The US Airways 170 pilots have said NO. I also do not wear the pin out of shame!

ALL OR NONE!!!
 
FlyChicaga said:
It might be time to disband ALPA, and reform the union to include all airline employees. Pilots, flight attendants, mechanics, gate agents, rampers, fuelers. The whole lot. Yes, working under different labor contracts, but under the same goals and leadership. What the hell would management do when their entire workforce was unified under one union, say, the Air Line Employees Alliance or something like that? Flight attendants walk? Rampers walk? Everyone walks. Plus, the unity that might come from it, when the ramper pushing you back is a member of the same union as you? Someone who you shared a picket line with when management tried to rake you over the coals? Like some of the other trade unions. Ahh, pipe dream I know. Maybe in a perfect world...

At least you could now raise the ticket prices.
 
FlyBoeingJets said:
If you look at the successful strikes and threatened strikes, they are in periods of good revenue or in times with prospects for immediate improvement.
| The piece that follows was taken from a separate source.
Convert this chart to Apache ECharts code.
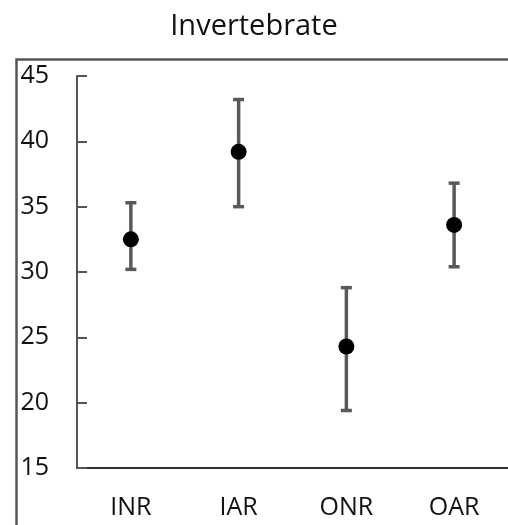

This time looks different to me.

Bingo. When times are good, the threat of a strike will work. Look at the DL pilots back in 2001. Times were good (or at least it appeared that way) and Mullin was afraid of a strike. So he caved to the pilots and gave them huge raises that DL could not afford.

But now times are different. If the DL pilots go on strike now, a quick liquidation of DL would occur. So unless your are willing to throw your seniority away (which most guys with any real seniority won't do), a strike isn't going to happen.